Assim, ocorreu uma diferenciação de maior proteção de quem prefere criar uma Eireli ao invés de uma Sociedade Limitada individual.

Desconsideração da personalidade jurídica no Novo CPC

Esta situação também é razoavelmente nova no ordenamento jurídico brasileiro, uma vez que o novo Código de Processo Civil, de 2015, previu expressamente como seria o procedimento de desconsideração da personalidade jurídica nos seus artigos 133 a 137.

O incidente de desconsideração da personalidade jurídica apenas será instaurado a pedido da parte ou do Ministério Público, se este atuar intervindo no processo. Este é um ponto importante, porque a desconsideração da personalidade jurídica não pode ser realizada de ofício pelo Magistrado.

Deverá ser feito um incidente processual.

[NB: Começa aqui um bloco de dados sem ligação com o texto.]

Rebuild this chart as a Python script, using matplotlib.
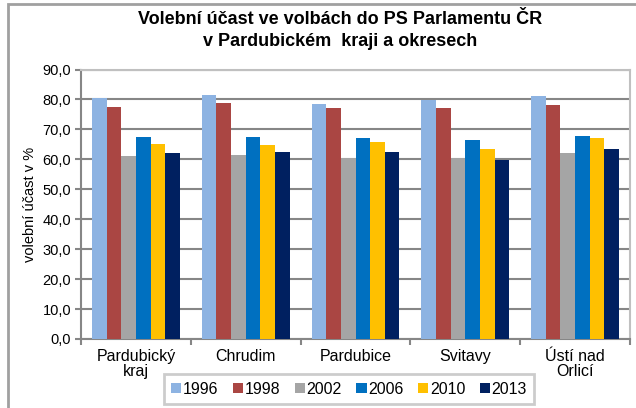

Isso quer dizer que deverá ser criado um novo processo apenas para se analisar se a personalidade jurídica deverá ou não ser desconsiderada no processo principal, independentemente da fase que este se encontra (fase de conhecimento, cumprimento de sentença ou em execução de título extrajudicial). Nesta ocasião o processo principal ficará suspenso até o julgamento final do incidente.

Vale ressaltar que não precisa ser criado um incidente se o pedido de desconsideração da personalidade jurídica for feito juntamente da petição inicial do processo principal.

Na petição inicial, deve constar as razões de fato e de direito que justifiquem a desconsideração da personalidade jurídica. O sócio será citado e terá o prazo de 15 (quinze) dias úteis para se manifestar sobre o incidente, bem como as provas que pretende produzir.

Concluída a fase de debates e de provas, será proferida decisão (interlocutória) decidindo pela desconsideração ou não da personalidade jurídica.

Conclusão

As pessoas jurídicas são extremamente importantes para que as pessoas empreendedoras possam circular riquezas. No entanto, essas pessoas não podem utilizar a máscara jurídica das sociedades para fraudar e gerar prejuízos a terceiros.

Por esta razão, é importante a existência das sociedades com responsabilidade limitada dos sócios, bem como uma forma de punir aquelas pessoas que utilizam de forma indevida as pessoas jurídicas.